Signals that a facility should reassess its current boom inventory now

Several warning signs suggest a reassessment is overdue. One is a response plan built around average weather rather than credible worst-case operating windows. Another is a stock of booms purchased years ago without recent field drills in challenging water. A third is frequent dependence on adapters, improvised anchoring, or mixed connector sets from different suppliers. These are not minor housekeeping issues; they can become failure points when a marine oil spill boom is deployed under pressure.

Quality and safety leaders should also pay attention to softer signals: crew hesitation during deployment practice, uncertainty about current limitations, visible wear near stress points, or gaps in service records. When teams cannot clearly state the rough-water limits of their equipment, that uncertainty itself is an operational risk.

How quality control and safety managers can respond without overbuying

The answer is not automatically to purchase the heaviest or most expensive marine oil spill boom. A more effective response is structured validation. Start by mapping water conditions by area, not by facility name alone. Compare those conditions with actual boom ratings, connector load paths, skirt behavior, and anchoring strategy. Request evidence of field performance, not just datasheet assurances. Include drill observations in acceptance decisions. Confirm how the boom performs after storage, repeated deployment, and partial repair.

It also helps to segment inventory. Some sites need harbor booms for fast first response and separate rough-water booms for exposed zones. Others need modular systems that let teams adapt length, tow setup, and anchoring configuration. This is where disciplined sourcing adds value: the goal is not more equipment, but better-matched equipment with traceable performance logic.

Judgment points that will matter most in the coming cycle

Looking ahead, buyers should expect stronger emphasis on evidence-backed suitability, interoperability, and documented preparedness. Suppliers that can support inspection criteria, maintenance guidance, deployment training, and realistic performance discussion will likely gain trust over those selling only broad claims. For industrial organizations, the most useful decisions will come from linking environmental response equipment to wider asset integrity and safety management systems.

If your team is reviewing a marine oil spill boom program, focus on a few practical questions: Is the boom matched to the roughest water your facility may realistically face?
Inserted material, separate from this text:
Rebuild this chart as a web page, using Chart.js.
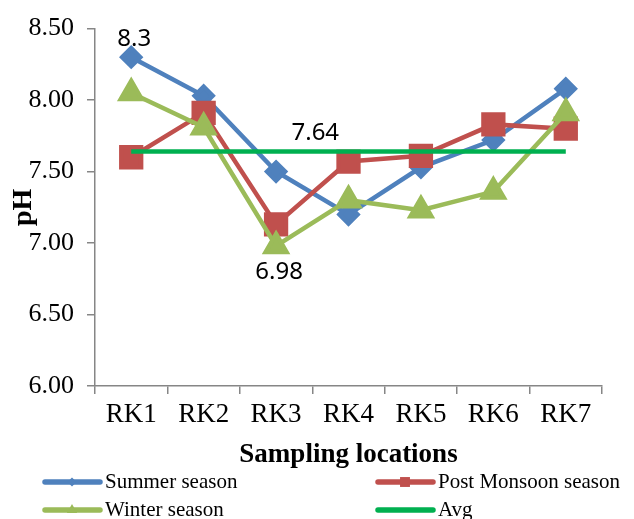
<!DOCTYPE html>
<html>
<head>
<meta charset="utf-8">
<script src="https://cdn.jsdelivr.net/npm/chart.js@4"></script>
<style>
  html, body { margin: 0; padding: 0; background: #fff; }
  #wrap { width: 634px; height: 519px; }
</style>
</head>
<body>
<div id="wrap"><canvas id="phChart" width="634" height="519"></canvas></div>
<script>
// sampling sites
var locations = ['RK1', 'RK2', 'RK3', 'RK4', 'RK5', 'RK6', 'RK7'];

// pH per season
var summer = [8.30, 8.03, 7.50, 7.20, 7.53, 7.72, 8.08];
var postMonsoon = [7.60, 7.91, 7.13, 7.57, 7.61, 7.83, 7.80];
var winter = [8.05, 7.81, 6.98, 7.30, 7.23, 7.36, 7.91];
var avg = [7.64, 7.64, 7.64, 7.64, 7.64, 7.64, 7.64];

var yTicks = [6.00, 6.50, 7.00, 7.50, 8.00, 8.50];

var serif = '"Liberation Serif", "Times New Roman", serif';

// labels shown on the plot: dataset index, point index (or between two), place
var pointLabels = [
  { ds: 0, idx: 0, text: '8.3', pos: 'above' },
  { ds: 3, idx: 2.5, text: '7.64', pos: 'above' },
  { ds: 2, idx: 2, text: '6.98', pos: 'below' }
];

var labelPlugin = {
  id: 'labelPlugin',
  afterDatasetsDraw: function(chart) {
    var ctx = chart.ctx;
    var xs = chart.scales.x, ys = chart.scales.y;
    ctx.save();
    ctx.font = '24px "Noto Sans", sans-serif';
    ctx.fillStyle = '#000';
    ctx.textAlign = 'center';
    pointLabels.forEach(function(l) {
      var data = chart.data.datasets[l.ds].data;
      var v = data[Math.floor(l.idx)];
      var x = xs.getPixelForValue(l.idx);
      var y = ys.getPixelForValue(v);
      if (l.pos == 'above') {
        ctx.textBaseline = 'bottom';
        ctx.fillText(l.text, x + 3, y - 6);
      } else {
        ctx.textBaseline = 'top';
        ctx.fillText(l.text, x + 3, y + 14);
      }
    });
    ctx.restore();
  }
};

// two-column legend under the axis title
var legendPlugin = {
  id: 'legendPlugin',
  afterDraw: function(chart) {
    var ctx = chart.ctx;
    var sets = chart.data.datasets;
    var colX = [45, 378];
    var rowY = [chart.height - 37, chart.height - 9];
    ctx.save();
    ctx.font = '21px ' + serif;
    ctx.textBaseline = 'middle';
    ctx.textAlign = 'left';
    for (var i = 0; i < sets.length; i++) {
      var ds = sets[i];
      var x = colX[i % 2], y = rowY[Math.floor(i / 2)];
      ctx.strokeStyle = ds.borderColor;
      ctx.lineWidth = 5.5;
      ctx.lineCap = 'round';
      ctx.beginPath();
      ctx.moveTo(x, y);
      ctx.lineTo(x + 55, y);
      ctx.stroke();
      if (ds.pointRadius > 0) {
        ctx.fillStyle = ds.pointBackgroundColor;
        Chart.helpers.drawPoint(ctx, {
          pointStyle: ds.pointStyle,
          radius: ds.pointRadius * 0.5,
          rotation: 0,
          borderWidth: 0
        }, x + 27, y);
      }
      ctx.fillStyle = '#000';
      ctx.fillText(ds.label, x + 60, y);
    }
    ctx.restore();
  }
};

new Chart(document.getElementById('phChart'), {
  type: 'line',
  data: {
    labels: locations,
    datasets: [
      {
        label: 'Summer season', data: summer, order: 4,
        borderColor: '#4F81BD', backgroundColor: '#4F81BD',
        pointBackgroundColor: '#4F81BD', pointBorderColor: '#4F81BD',
        pointStyle: 'rectRot', pointRadius: 9, borderWidth: 4.5
      },
      {
        label: 'Post Monsoon season', data: postMonsoon, order: 3,
        borderColor: '#C0504D', backgroundColor: '#C0504D',
        pointBackgroundColor: '#C0504D', pointBorderColor: '#C0504D',
        pointStyle: 'rect', pointRadius: 14, borderWidth: 4.5
      },
      {
        label: 'Winter season', data: winter, order: 2,
        borderColor: '#9BBB59', backgroundColor: '#9BBB59',
        pointBackgroundColor: '#9BBB59', pointBorderColor: '#9BBB59',
        pointStyle: 'triangle', pointRadius: 12, borderWidth: 4.5
      },
      {
        label: 'Avg', data: avg, order: 1,
        borderColor: '#00B050', backgroundColor: '#00B050',
        pointBackgroundColor: '#00B050',
        pointRadius: 0, borderWidth: 4.5
      }
    ]
  },
  options: {
    responsive: false,
    animation: false,
    layout: { padding: { top: 23, right: 32, bottom: 48, left: 0 } },
    plugins: {
      legend: { display: false },
      tooltip: { enabled: false }
    },
    elements: { line: { tension: 0 }, point: { borderWidth: 0 } },
    scales: {
      x: {
        offset: true,
        grid: { offset: true, drawOnChartArea: false, tickLength: 8, color: '#868686', lineWidth: 1.5 },
        border: { color: '#868686', width: 1.5 },
        ticks: { font: { family: serif, size: 27 }, color: '#000', padding: 5, maxRotation: 0 },
        title: { display: true, text: 'Sampling locations', color: '#000',
                 font: { family: serif, size: 27, weight: 'bold' }, padding: { top: 0, bottom: 0 } },
        afterFit: function(s) { s.height = 85; }
      },
      y: {
        min: 6, max: 8.5,
        afterBuildTicks: function(s) { s.ticks = yTicks.map(function(v) { return { value: v }; }); },
        grid: { drawOnChartArea: false, tickLength: 8, color: '#868686', lineWidth: 1.5 },
        border: { color: '#868686', width: 1.5 },
        ticks: { font: { family: serif, size: 26 }, color: '#000', padding: 13,
                 callback: function(v) { return Number(v).toFixed(2); } },
        title: { display: true, text: 'pH', color: '#000',
                 font: { family: serif, size: 28, weight: 'bold' }, padding: { top: 7, bottom: 0 } },
        afterFit: function(s) { s.width = 95; }
      }
    }
  },
  plugins: [labelPlugin, legendPlugin]
});
</script>
</body>
</html>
Have connectors, seams, buoyancy elements, and ballast systems been verified beyond warehouse condition? Can crews deploy the system safely when visibility, footing, and timing are poor? Are inspection records strong enough to support accountability after an incident? These are the questions that turn trend awareness into operational readiness.

Final action guide for industrial decision-makers

The current direction is clear: selecting a marine oil spill boom for rough water now requires deeper judgment than selecting by price tier, catalog category, or nominal compliance alone. For quality control personnel and safety managers, the smartest next step is to treat boom selection as a risk-fit decision supported by inspection evidence, deployment reality, and scenario-based review. If your organization wants to understand how these changes affect its own operations, begin by confirming site exposure conditions, field performance expectations, connector compatibility, maintenance discipline, and the real rough-water limits of every boom now in service.